Once you are done the shutter clean you can then work on removing the shutter cover.
Using the two points of your awesome stainless steel tweezers, turn the locking “screw” so that it is not engaged in the groove.
Then you can turn the shutter cover counter clockwise slightly to match the three grooves. Then you can just pull it off.
Now you can see the shutter speed cam
This controls what gears/springs/levers are set when a particular shutter speed is dialed.
You can pull this off to.
If the shutter is cocked, the shutter may release when you pull this cover off as it also holds down the shutter release cam underneath it.

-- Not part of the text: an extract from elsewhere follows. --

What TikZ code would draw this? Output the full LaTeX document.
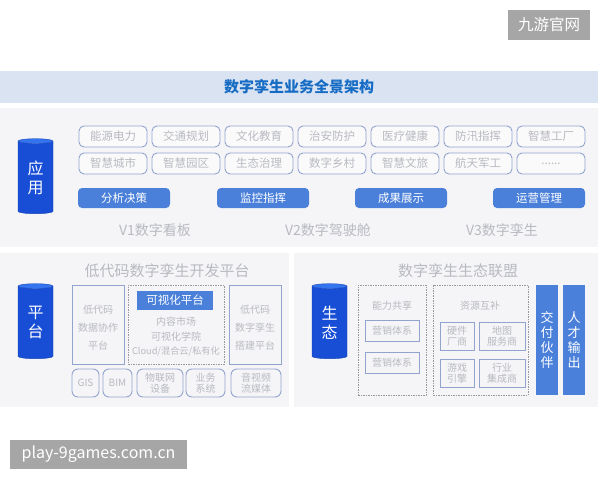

Now you can get to the stuff. This image shows the shutter release cam after it has been fired. The lever (blue) locks the cam when the shutter is wound. If the cam slips upward (which it will since the cover has been removed) then that lever will slip underneath.
The red circled area is the slow speed gears/spring. The brown arrow indicates the movement of the slow speed gear. You can move this by pushing down. If the shutter is cocked then this gear will have full movement. Put some Ronsonol over this area and push the slow speed gear down to exercise it.
The green is the bulb engagement lever. For those shutter that don’t work in bulb mode (shutter just opens and immediately closes) it is because this lever is gummed up and no longer contacts the shutter release cam. Put some Ronsonol on it and exercise it.
The orange is the 1/500s speed spring … not sure why I am pointing this out.
Once you are satisfied with the cleaning, put the shutter speed cam back on.
Note: you might have to hold the slow shutter speed lever down so that it does not sit underneath the cam.
Then put the cover back on.
Important: the cover should slip back in without too much effort. If it does not turn (clockwise) then the shutter release cam underneath is not pushed down into its proper position. This is usually because it has slipped upwards and the shutter locking lever is sitting underneath it.
Lock the cover.
Wind and exercise the shutter. Turn the shutter speed cam to every speed to make sure they sound right.
Set the shutter speed to bulb. Wind and hold the shutter open (note that the dial around the shutter button turns to lock it in position). Open the aperture (the lever is on the right side) to reveal the lens element underneath. Clean this good before putting the front lens element back on.
Put the Sync lever back on.
Look through for lens for dust, as you may have to remove it and clean the lens elements a couple of times.
You can put the cover back on … unless you want to take on the next part of the servicing, which is the focus lever and helicoid.
Now you are done. Great, you have worked on the most difficult, and most important, part of this camera. It’s Miller time (well not really I don’t like Miller beer … it is Moosehead time !!!).